> What to produce
Return, without pictures, the lines from the start of the data through the one that contains "from bokeh.resources import INLINE".

__________

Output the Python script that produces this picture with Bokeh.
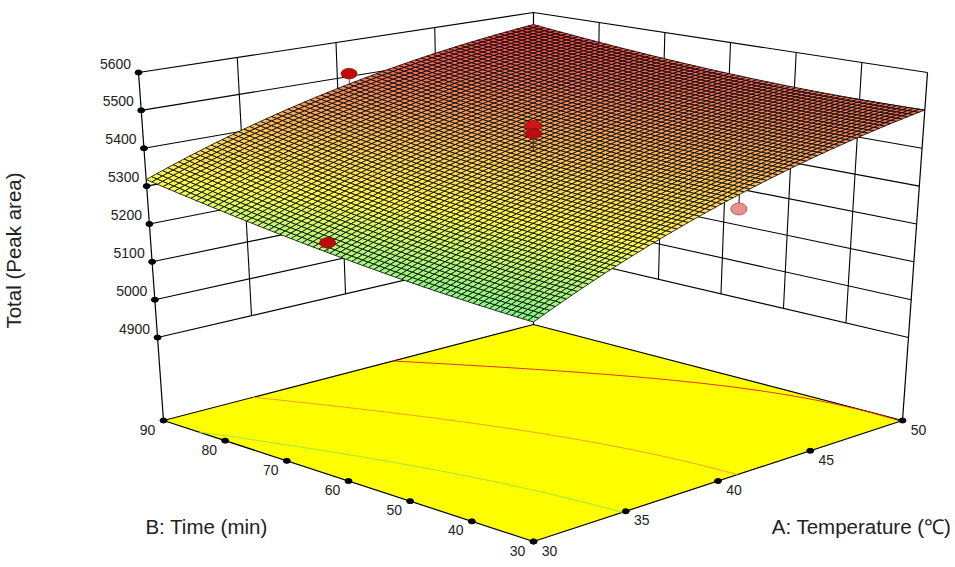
import numpy as np
from bokeh.plotting import figure
from bokeh.models import Range1d
from bokeh.core.properties import value
from bokeh.embed import file_html
from bokeh.resources import INLINE

# ---- data ----
A_TICKS = [30, 35, 40, 45, 50]
B_TICKS = [30, 40, 50, 60, 70, 80, 90]
Z_TICKS = [4900, 5000, 5100, 5200, 5300, 5400, 5500, 5600]
# response read at each tick crossing: one row per B tick, one column per A tick
Z_B30 = [5203, 5308, 5386, 5448, 5500]
Z_B40 = [5212, 5312, 5390, 5451, 5501]
Z_B50 = [5225, 5320, 5397, 5458, 5506]
Z_B60 = [5242, 5332, 5408, 5468, 5514]
Z_B70 = [5264, 5352, 5425, 5483, 5527]
Z_B80 = [5289, 5376, 5446, 5502, 5544]
Z_B90 = [5318, 5402, 5471, 5526, 5565]
CONTOUR_LEVELS = [5300, 5400, 5500]
CONTOUR_COLORS = ["#a4e432", "#f0a020", "#e02a20"]
# design points
PT_A = [40.6, 40.0, 40.0, 30.0]
PT_B = [90.0, 60.0, 60.0, 62.0]
PT_Z = [5508, 5476, 5455, 5271]
PT_COLORS = ["#c00a0a", "#d01515", "#b81010", "#c00a0a"]
LOW_A = [40.6]
LOW_B = [30.0]
LOW_Z = [5357]

AXIS_A = "A: Temperature (\u2103)"
AXIS_B = "B: Time (min)"
AXIS_Z = "Total (Peak area)"

# ---- camera: screen position of the box corners ----
Z_FLOOR, Z_TOP = 4681.0, 5600.0
FLOOR_X = np.array([[533.0, 902.0], [163.0, 533.0]])   # [v][u]
FLOOR_Y = np.array([[541.0, 420.0], [420.0, 324.0]])
TOP_X = np.array([[533.0, 927.0], [138.0, 533.0]])
TOP_Y = np.array([[157.0, 72.0], [72.0, 12.0]])


def bil(m, u, v):
    return (m[0, 0] * (1 - u) * (1 - v) + m[0, 1] * u * (1 - v)
            + m[1, 0] * (1 - u) * v + m[1, 1] * u * v)


def proj(a, b, z):
    u = (np.asarray(a, float) - 30.0) / 20.0
    v = (np.asarray(b, float) - 30.0) / 60.0
    w = (np.asarray(z, float) - Z_FLOOR) / (Z_TOP - Z_FLOOR)
    x = bil(FLOOR_X, u, v) + w * (bil(TOP_X, u, v) - bil(FLOOR_X, u, v))
    y = bil(FLOOR_Y, u, v) + w * (bil(TOP_Y, u, v) - bil(FLOOR_Y, u, v))
    return x, y


# second-order response-surface model through the read values, for the fine mesh
table = np.array([Z_B30, Z_B40, Z_B50, Z_B60, Z_B70, Z_B80, Z_B90], float)
aa, bb = np.meshgrid(A_TICKS, B_TICKS)


def basis(a, b):
    u, v = (np.ravel(a) - 30.0) / 20.0, (np.ravel(b) - 30.0) / 60.0
    return np.column_stack([np.ones_like(u), u, v, u * u, v * v, u * v])


coef, *_ = np.linalg.lstsq(basis(aa, bb), table.ravel(), rcond=None)


def model(a, b):
    a = np.asarray(a, float)
    return (basis(a, b) @ coef).reshape(a.shape)


STOPS_Z = [5200, 5260, 5320, 5380, 5440, 5500, 5570]
STOPS_R = [125, 185, 255, 255, 245, 235, 245]
STOPS_G = [245, 250, 250, 215, 165, 110, 65]
STOPS_B = [135, 120, 80, 90, 95, 90, 70]


def shade(z):
    return "#%02x%02x%02x" % (int(np.interp(z, STOPS_Z, STOPS_R)),
                              int(np.interp(z, STOPS_Z, STOPS_G)),
                              int(np.interp(z, STOPS_Z, STOPS_B)))


p = figure(width=955, height=567, x_range=Range1d(0, 955), y_range=Range1d(567, 0),
           x_axis_location=None, y_axis_location=None, toolbar_location=None,
           output_backend="svg", min_border=0)
p.grid.visible = False
p.outline_line_color = None
p.background_fill_color = "white"

FONT = value("Liberation Sans")
INK = "#000000"

# back walls
for z in Z_TICKS:
    x, y = proj([30, 50, 50], [90, 90, 30], [z, z, z])
    p.line(x, y, line_color=INK, line_width=1.1)
for a in A_TICKS[1:-1]:
    x, y = proj([a, a], [90, 90], [Z_TICKS[0], Z_TICKS[-1]])
    p.line(x, y, line_color=INK, line_width=1.1)
for b in B_TICKS[1:-1]:
    x, y = proj([50, 50], [b, b], [Z_TICKS[0], Z_TICKS[-1]])
    p.line(x, y, line_color=INK, line_width=1.1)
for a, b in [(30, 90), (50, 90), (50, 30)]:
    x, y = proj([a, a], [b, b], [Z_FLOOR, Z_TOP])
    p.line(x, y, line_color=INK, line_width=1.2)

# floor
fx, fy = proj([30, 50, 50, 30], [30, 30, 90, 90], [Z_FLOOR] * 4)
p.patch(fx, fy, fill_color="#ffff00", line_color=INK, line_width=1.2)

# contours on the floor
vs = np.linspace(30, 90, 240)
us = np.linspace(30, 50, 400)
for level, col in zip(CONTOUR_LEVELS, CONTOUR_COLORS):
    ca, cb = [], []
    for b in vs:
        zs = model(us, np.full_like(us, b))
        if zs.min() <= level <= zs.max():
            ca.append(np.interp(level, zs, us))
            cb.append(b)
    x, y = proj(ca, cb, [Z_FLOOR] * len(ca))
    p.line(x, y, line_color=col, line_width=1.0)

# design point below the surface, with its stem
for a, b, z in zip(LOW_A, LOW_B, LOW_Z):
    sx, sy = proj([a, a], [b, b], [z, float(model(np.array([a]), np.array([b]))[0])])
    p.line(sx, sy, line_color=INK, line_width=1)
    px, py = proj(a, b, z)
    p.ellipse([float(px)], [float(py)], width=16, height=12, fill_color="#e89090",
              line_color="#a86060", line_width=1)

# surface mesh
N = 70
ga = np.linspace(30, 50, N + 1)
gb = np.linspace(90, 30, N + 1)
AA, BB = np.meshgrid(ga, gb)
ZZ = model(AA, BB)
SX, SY = proj(AA, BB, ZZ)
xs, ys, cols = [], [], []
for i in range(N):
    for j in range(N):
        xs.append([SX[i, j], SX[i, j + 1], SX[i + 1, j + 1], SX[i + 1, j]])
        ys.append([SY[i, j], SY[i, j + 1], SY[i + 1, j + 1], SY[i + 1, j]])
        cols.append(shade(ZZ[i:i + 2, j:j + 2].mean()))
p.patches(xs, ys, fill_color=cols, line_color="#000000", line_width=0.8)

# design points above the surface, with stems
for a, b, z, col in zip(PT_A, PT_B, PT_Z, PT_COLORS):
    sx, sy = proj([a, a], [b, b], [z, float(model(np.array([a]), np.array([b]))[0])])
    p.line(sx, sy, line_color="#333333", line_width=0.8)
for a, b, z, col in zip(PT_A, PT_B, PT_Z, PT_COLORS):
    px, py = proj(a, b, z)
    p.ellipse([float(px)], [float(py)], width=16, height=10.5, fill_color=col,
              line_color="#8a0808", line_width=0.8)

# ticks
tz_x, tz_y = proj([30] * len(Z_TICKS), [90] * len(Z_TICKS), Z_TICKS)
ta_x, ta_y = proj(A_TICKS, [30] * len(A_TICKS), [Z_FLOOR] * len(A_TICKS))
tb_x, tb_y = proj([30] * len(B_TICKS), B_TICKS, [Z_FLOOR] * len(B_TICKS))
for tx, ty in [(tz_x, tz_y), (ta_x, ta_y), (tb_x, tb_y)]:
    p.ellipse(list(tx), list(ty), width=7, height=5, fill_color=INK, line_color=INK)

LABEL = "#222222"
p.text(list(tz_x - 23), list(tz_y - 9), text=[str(t) for t in Z_TICKS], text_font=FONT,
       text_font_size="14px", text_color=LABEL, text_align="center", text_baseline="middle")
p.text(list(ta_x + 16), list(ta_y + 9), text=[str(t) for t in A_TICKS], text_font=FONT,
       text_font_size="14px", text_color=LABEL, text_align="center", text_baseline="middle")
p.text(list(tb_x - 16), list(tb_y + 9), text=[str(t) for t in B_TICKS], text_font=FONT,
       text_font_size="14px", text_color=LABEL, text_align="center", text_baseline="middle")

# axis titles
p.text([206], [526], text=[AXIS_B], text_font=FONT, text_font_size="20.5px", text_color=LABEL,
       text_align="center", text_baseline="middle")
p.text([861], [526], text=[AXIS_A], text_font=FONT, text_font_size="20.5px", text_color=LABEL,
       text_align="center", text_baseline="middle")
p.text([13], [250], text=[AXIS_Z], text_font=FONT, text_font_size="20.5px", text_color=LABEL,
       text_align="center", text_baseline="middle", angle=np.pi / 2)

open("out.html", "w").write(file_html(p, INLINE))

__________

> Problem solution
Output the Python script that produces this picture with Bokeh.
import numpy as np
from bokeh.plotting import figure
from bokeh.models import Range1d
from bokeh.core.properties import value
from bokeh.embed import file_html
from bokeh.resources import INLINE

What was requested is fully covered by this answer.